[Stored data]

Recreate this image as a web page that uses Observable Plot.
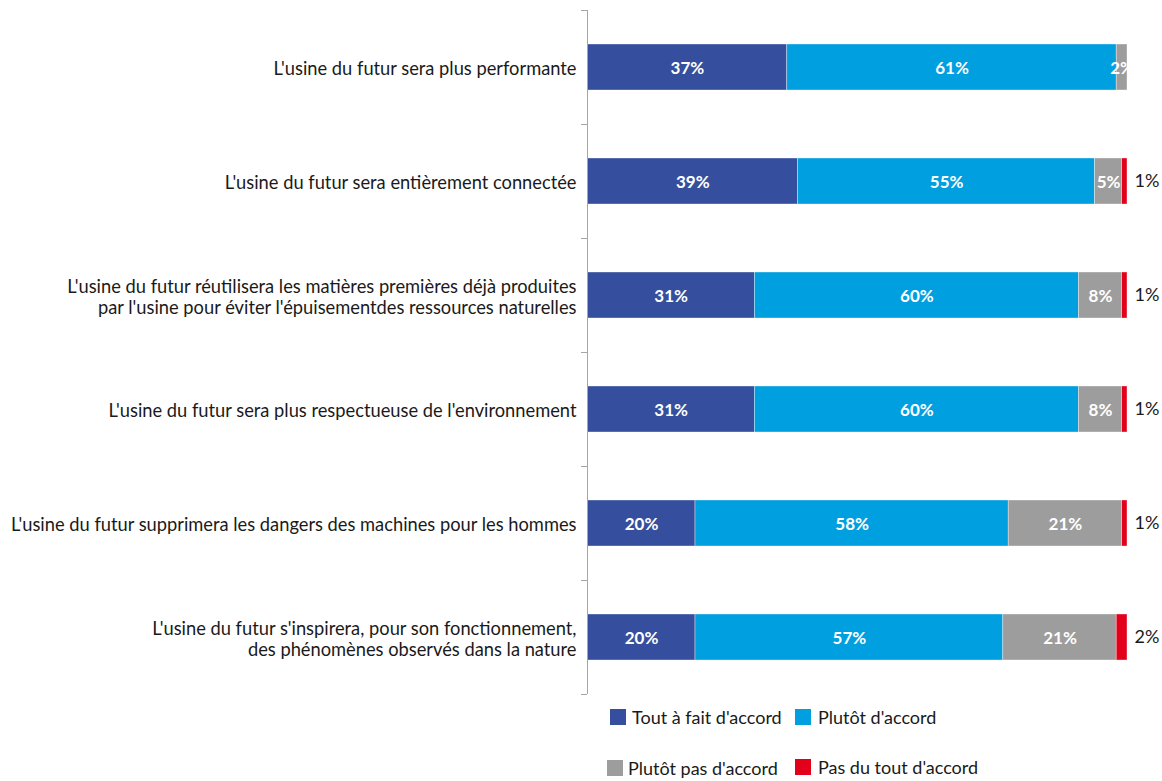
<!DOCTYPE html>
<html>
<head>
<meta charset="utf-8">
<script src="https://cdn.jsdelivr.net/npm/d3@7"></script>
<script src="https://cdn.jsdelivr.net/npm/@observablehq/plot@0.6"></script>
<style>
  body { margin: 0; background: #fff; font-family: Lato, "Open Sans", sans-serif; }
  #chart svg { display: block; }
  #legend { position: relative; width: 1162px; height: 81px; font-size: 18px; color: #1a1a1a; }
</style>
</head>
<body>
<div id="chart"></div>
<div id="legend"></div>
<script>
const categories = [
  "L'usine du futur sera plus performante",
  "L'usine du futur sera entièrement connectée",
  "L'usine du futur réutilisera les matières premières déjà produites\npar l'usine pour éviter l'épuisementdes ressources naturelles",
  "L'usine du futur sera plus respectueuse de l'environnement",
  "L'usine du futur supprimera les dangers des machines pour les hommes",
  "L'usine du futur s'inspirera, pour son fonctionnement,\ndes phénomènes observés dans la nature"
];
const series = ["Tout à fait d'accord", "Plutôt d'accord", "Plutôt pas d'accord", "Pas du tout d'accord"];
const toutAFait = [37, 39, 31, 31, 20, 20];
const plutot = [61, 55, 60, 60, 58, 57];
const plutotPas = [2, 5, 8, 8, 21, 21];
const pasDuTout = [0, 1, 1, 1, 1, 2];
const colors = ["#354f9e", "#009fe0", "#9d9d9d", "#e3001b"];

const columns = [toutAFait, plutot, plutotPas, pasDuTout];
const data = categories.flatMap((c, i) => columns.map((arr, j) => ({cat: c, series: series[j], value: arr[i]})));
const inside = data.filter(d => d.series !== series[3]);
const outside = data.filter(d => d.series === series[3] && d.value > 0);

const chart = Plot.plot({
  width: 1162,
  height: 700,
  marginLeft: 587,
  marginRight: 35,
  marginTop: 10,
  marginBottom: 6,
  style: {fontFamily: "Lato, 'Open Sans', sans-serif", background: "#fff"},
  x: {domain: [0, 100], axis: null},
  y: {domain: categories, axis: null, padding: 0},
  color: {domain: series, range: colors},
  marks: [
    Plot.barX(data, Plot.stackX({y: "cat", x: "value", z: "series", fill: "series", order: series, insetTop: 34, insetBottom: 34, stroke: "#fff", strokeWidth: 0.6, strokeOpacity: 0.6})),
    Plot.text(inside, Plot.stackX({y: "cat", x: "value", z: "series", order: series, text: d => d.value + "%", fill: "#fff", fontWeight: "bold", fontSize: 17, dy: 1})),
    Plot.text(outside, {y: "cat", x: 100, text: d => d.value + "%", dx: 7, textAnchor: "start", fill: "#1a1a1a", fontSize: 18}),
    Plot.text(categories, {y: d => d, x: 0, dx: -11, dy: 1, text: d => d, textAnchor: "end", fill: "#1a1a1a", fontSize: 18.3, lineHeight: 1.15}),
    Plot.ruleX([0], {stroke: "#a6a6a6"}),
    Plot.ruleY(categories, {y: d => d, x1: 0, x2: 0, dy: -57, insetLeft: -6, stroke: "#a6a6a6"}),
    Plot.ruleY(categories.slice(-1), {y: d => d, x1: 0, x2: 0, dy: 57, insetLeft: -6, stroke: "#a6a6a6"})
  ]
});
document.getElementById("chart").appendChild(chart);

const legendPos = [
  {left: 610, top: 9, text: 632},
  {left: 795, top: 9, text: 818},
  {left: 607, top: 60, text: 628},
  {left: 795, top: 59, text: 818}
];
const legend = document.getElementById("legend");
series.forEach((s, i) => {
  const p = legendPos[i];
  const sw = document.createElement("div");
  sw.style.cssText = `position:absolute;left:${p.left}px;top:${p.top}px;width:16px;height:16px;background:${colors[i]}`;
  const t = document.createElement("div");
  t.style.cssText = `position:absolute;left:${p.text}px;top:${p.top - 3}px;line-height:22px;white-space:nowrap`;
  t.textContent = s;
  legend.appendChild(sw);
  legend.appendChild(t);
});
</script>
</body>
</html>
...
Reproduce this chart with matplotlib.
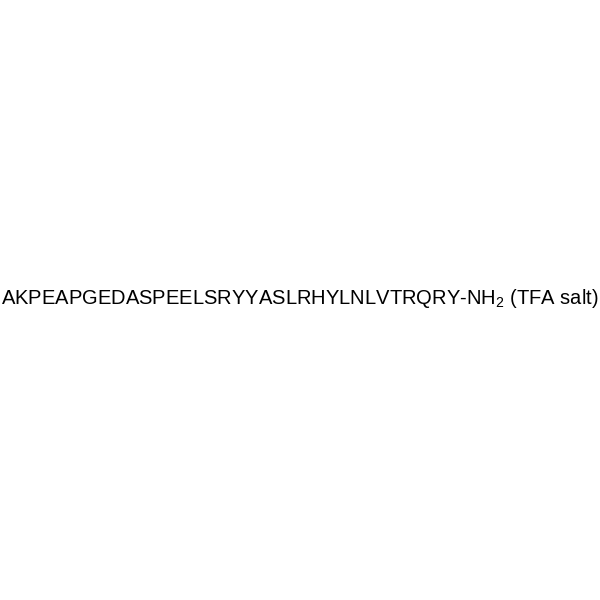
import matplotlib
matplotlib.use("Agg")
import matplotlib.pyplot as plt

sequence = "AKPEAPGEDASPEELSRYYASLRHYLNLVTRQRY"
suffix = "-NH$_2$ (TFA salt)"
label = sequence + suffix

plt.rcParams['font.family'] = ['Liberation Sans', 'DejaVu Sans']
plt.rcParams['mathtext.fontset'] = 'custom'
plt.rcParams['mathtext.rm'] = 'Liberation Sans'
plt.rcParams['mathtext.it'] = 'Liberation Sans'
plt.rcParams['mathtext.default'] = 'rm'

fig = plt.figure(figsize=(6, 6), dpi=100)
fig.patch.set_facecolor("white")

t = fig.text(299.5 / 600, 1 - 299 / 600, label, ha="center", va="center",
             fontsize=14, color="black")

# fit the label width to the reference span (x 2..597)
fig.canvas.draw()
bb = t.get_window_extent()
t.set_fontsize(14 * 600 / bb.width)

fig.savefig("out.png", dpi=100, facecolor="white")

_Problem statement_. For the material above, give again only the lines starting at the line that contains "Recreate this image" and ending at the line that contains "const outside = data.filter(d". Pictures do not belong in the copy.

_Output of the exercise_.
Recreate this image as a web page that uses Observable Plot.
<!DOCTYPE html>
<html>
<head>
<meta charset="utf-8">
<script src="https://cdn.jsdelivr.net/npm/d3@7"></script>
<script src="https://cdn.jsdelivr.net/npm/@observablehq/plot@0.6"></script>
<style>
  body { margin: 0; background: #fff; font-family: Lato, "Open Sans", sans-serif; }
  #chart svg { display: block; }
  #legend { position: relative; width: 1162px; height: 81px; font-size: 18px; color: #1a1a1a; }
</style>
</head>
<body>
<div id="chart"></div>
<div id="legend"></div>
<script>
const categories = [
  "L'usine du futur sera plus performante",
  "L'usine du futur sera entièrement connectée",
  "L'usine du futur réutilisera les matières premières déjà produites\npar l'usine pour éviter l'épuisementdes ressources naturelles",
  "L'usine du futur sera plus respectueuse de l'environnement",
  "L'usine du futur supprimera les dangers des machines pour les hommes",
  "L'usine du futur s'inspirera, pour son fonctionnement,\ndes phénomènes observés dans la nature"
];
const series = ["Tout à fait d'accord", "Plutôt d'accord", "Plutôt pas d'accord", "Pas du tout d'accord"];
const toutAFait = [37, 39, 31, 31, 20, 20];
const plutot = [61, 55, 60, 60, 58, 57];
const plutotPas = [2, 5, 8, 8, 21, 21];
const pasDuTout = [0, 1, 1, 1, 1, 2];
const colors = ["#354f9e", "#009fe0", "#9d9d9d", "#e3001b"];

const columns = [toutAFait, plutot, plutotPas, pasDuTout];
const data = categories.flatMap((c, i) => columns.map((arr, j) => ({cat: c, series: series[j], value: arr[i]})));
const inside = data.filter(d => d.series !== series[3]);
const outside = data.filter(d => d.series === series[3] && d.value > 0);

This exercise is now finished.